GST pi modulates JNK activity through a direct interaction with JNK substrate, ATF2.

Human GSTpi, an important detoxification enzyme, has been shown to modulate the activity of JNKs by inhibiting apoptosis and by causing cell proliferation and tumor growth. In this work, we describe a detailed analysis of the interaction in vitro between GSTpi and JNK isoforms (both in their inactive and active, phosphorylated forms). The ability of active JNK1 or JNK2 to phosphorylate their substrate, ATF2, is inhibited by two naturally occurring GSTpi haplotypes (Ile105/Ala114, WT or haplotype A, and Val105/Val114, haplotype C). Haplotype C of GSTpi is a more potent inhibitor of JNK activity than haplotype A, yielding 75-80% and 25-45% inhibition, respectively. We show that GSTpi is not a substrate of JNK, as was earlier suggested by others. Through binding studies, we demonstrate that the interaction between GSTpi and phosphorylated, active JNKs is isoform specific, with JNK1 being the preferred isoform. In contrast, GSTpi does not interact with unphosphorylated, inactive JNKs unless a JNK substrate, ATF2, is present. We also demonstrate, for the first time, a direct interaction: between GSTpi and ATF2. GSTpi binds with similar affinity to active JNK + ATF2 and to ATF2 alone. Direct binding experiments between ATF2 and GSTpi, either alone or in the presence of glutathione analogs or phosphorylated ATF2, indicate that the xenobiotic portion of the GSTpi active site and the JNK binding domain of ATF2 are involved in this interaction. Competition between GSTpi and active JNK for the substrate ATF2 may be responsible for the inhibition of JNK catalysis by GSTpi.

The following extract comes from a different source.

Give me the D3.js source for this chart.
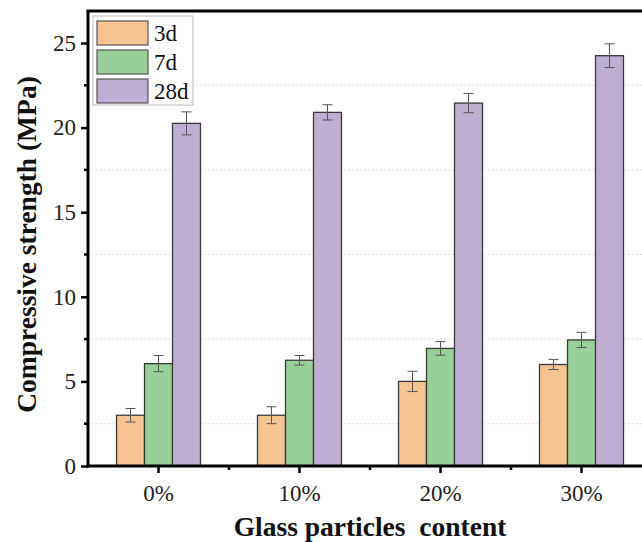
<!DOCTYPE html>
<html><head><meta charset="utf-8">
<script src="https://cdn.jsdelivr.net/npm/d3@7"></script>
<style>body{margin:0;background:#fff}svg{display:block}
text{font-family:"Liberation Serif","DejaVu Serif" !important}</style>
</head><body><svg id="c" width="642" height="542"></svg>
<script>
const categories = ["0%", "10%", "20%", "30%"];
const seriesNames = ["3d", "7d", "28d"];
const values3d = [3.0, 3.0, 5.0, 6.0];
const values7d = [6.05, 6.25, 6.95, 7.45];
const values28d = [20.25, 20.9, 21.45, 24.25];
const err3d = [0.4, 0.5, 0.6, 0.3];
const err7d = [0.48, 0.28, 0.4, 0.45];
const err28d = [0.68, 0.45, 0.57, 0.7];
const yTicks = [0, 5, 10, 15, 20, 25];
const yMinor = [2.5, 7.5, 12.5, 17.5, 22.5];
const colors = ["#F6C491", "#99CF98", "#BEAED3"];

const series = [values3d, values7d, values28d];
const errs = [err3d, err7d, err28d];
const svg = d3.select("#c");
const L = 88, T = 11, B = 466, step = 141;
const x = d3.scaleBand().domain(categories).range([L, L + step * categories.length]).paddingInner(0).paddingOuter(0);
const xs = d3.scaleBand().domain(seriesNames).range([0, 84]);
const y = d3.scaleLinear().domain([0, 25]).range([B, B - 25 * 16.92]);

// grid
svg.append("g").selectAll("line").data(yMinor).join("line")
  .attr("x1", L).attr("x2", 642).attr("y1", d => y(d)).attr("y2", d => y(d))
  .attr("stroke", "#d8d8d8").attr("stroke-width", 0.8).attr("stroke-dasharray", "2,2");

// bars
const g = svg.append("g");
series.forEach((vals, si) => {
  vals.forEach((v, ci) => {
    const cx = x(categories[ci]) + x.bandwidth() / 2 - 42;
    const bx = cx + xs(seriesNames[si]);
    g.append("rect").attr("x", bx).attr("y", y(v)).attr("width", xs.bandwidth()).attr("height", B - y(v))
      .attr("fill", colors[si]).attr("stroke", "#3a3a3a").attr("stroke-width", 1.3);
    const mx = bx + xs.bandwidth() / 2, e = errs[si][ci];
    const eg = g.append("g").attr("stroke", "#555").attr("stroke-width", 1);
    eg.append("line").attr("x1", mx).attr("x2", mx).attr("y1", y(v + e)).attr("y2", y(v - e));
    eg.append("line").attr("x1", mx - 5).attr("x2", mx + 5).attr("y1", y(v + e)).attr("y2", y(v + e));
    eg.append("line").attr("x1", mx - 5).attr("x2", mx + 5).attr("y1", y(v - e)).attr("y2", y(v - e));
  });
});

// axes
const yAxis = d3.axisLeft(y).tickValues(yTicks).tickSize(7).tickPadding(5);
const ya = svg.append("g").attr("transform", `translate(${L},0)`).call(yAxis);
ya.select(".domain").remove();
ya.selectAll(".tick line").attr("stroke", "#000").attr("stroke-width", 2.5);
ya.selectAll("text").attr("font-size", 23).attr("fill", "#222");
svg.append("g").selectAll("line").data(yMinor).join("line")
  .attr("x1", L - 4).attr("x2", L).attr("y1", d => y(d)).attr("y2", d => y(d)).attr("stroke", "#000").attr("stroke-width", 2.5);

const xAxis = d3.axisBottom(x).tickSize(7).tickPadding(12);
const xa = svg.append("g").attr("transform", `translate(0,${B})`).call(xAxis);
xa.select(".domain").remove();
xa.selectAll(".tick line").attr("stroke", "#000").attr("stroke-width", 2.5);
xa.selectAll("text").attr("font-size", 23).attr("fill", "#222");
svg.append("g").selectAll("line").data(categories).join("line")
  .attr("x1", d => x(d) + x.bandwidth()).attr("x2", d => x(d) + x.bandwidth())
  .attr("y1", B).attr("y2", B + 4).attr("stroke", "#000").attr("stroke-width", 2.5);

// spines
svg.append("line").attr("x1", L).attr("x2", L).attr("y1", T).attr("y2", B + 1.5).attr("stroke", "#000").attr("stroke-width", 3);
svg.append("line").attr("x1", L - 1.5).attr("x2", 642).attr("y1", B).attr("y2", B).attr("stroke", "#000").attr("stroke-width", 3);
svg.append("line").attr("x1", L - 1.5).attr("x2", 642).attr("y1", T).attr("y2", T).attr("stroke", "#000").attr("stroke-width", 3);

// labels
svg.append("text").attr("transform", `translate(36,${(T + B) / 2 + 6}) rotate(-90)`).attr("text-anchor", "middle")
  .attr("font-weight", "bold").attr("font-size", 27.5).attr("fill", "#111")
  .text("Compressive strength (MPa)");
svg.append("text").attr("x", 370).attr("y", 536).attr("text-anchor", "middle")
  .style("white-space", "pre")
  .attr("font-weight", "bold").attr("font-size", 27.5).attr("fill", "#111")
  .text("Glass particles  content");

// legend
const lg = svg.append("g").attr("transform", "translate(93,16)");
lg.append("rect").attr("width", 100).attr("height", 89).attr("fill", "#fff").attr("stroke", "#bbb").attr("stroke-width", 1);
seriesNames.forEach((n, i) => {
  lg.append("rect").attr("x", 4).attr("y", 5 + i * 29).attr("width", 51).attr("height", 24)
    .attr("fill", colors[i]).attr("stroke", "#555").attr("stroke-width", 1.2);
  lg.append("text").attr("x", 61).attr("y", 25 + i * 29).attr("font-size", 23).attr("fill", "#111").text(n);
});
</script></body></html>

Activation by phosphorylation and purification of human c-Jun N-terminal kinase (JNK) isoforms in milligram amounts.

c-Jun N-terminal kinases (JNKs) are part of the mitogen-activated protein kinase (MAPK) signaling cascade. They are activated through dual phosphorylation of two residues in the activation loop, a threonine and a tyrosine, by MAP2 kinases (MKK4 and 7) in response to various extracellular stresses such as UV or osmotic shock, as well as by cytokines and growth factors. Only small amounts of phosphorylated, active JNKs have previously been produced because of difficulties in expressing these phosphorylated kinases in Escherichia coli, which lack the appropriate upstream kinases. We have now established a novel activation and purification method that allows for reproducible production of milligram amounts of active, phosphorylated JNKs suitable for a variety of enzymatic, biophysical and structural characterizations. We utilize N-terminally His-tagged MKK4 that is coexpressed in E. coli with a constitutively active form of MEKK1. This phosphorylated, active His-MKK4 is purified by Ni-NTA chromatography and used to phosphorylate milligram amounts of three different isoforms of human JNKs (JNK1α1, JNK1α2 and JNK2α2) that had separately been expressed and purified from E. coli in their inactive forms. These in vitro activated JNKs are phosphorylated on both residues (T183, Y185) in their activation loops and are active towards their substrate, ATF2.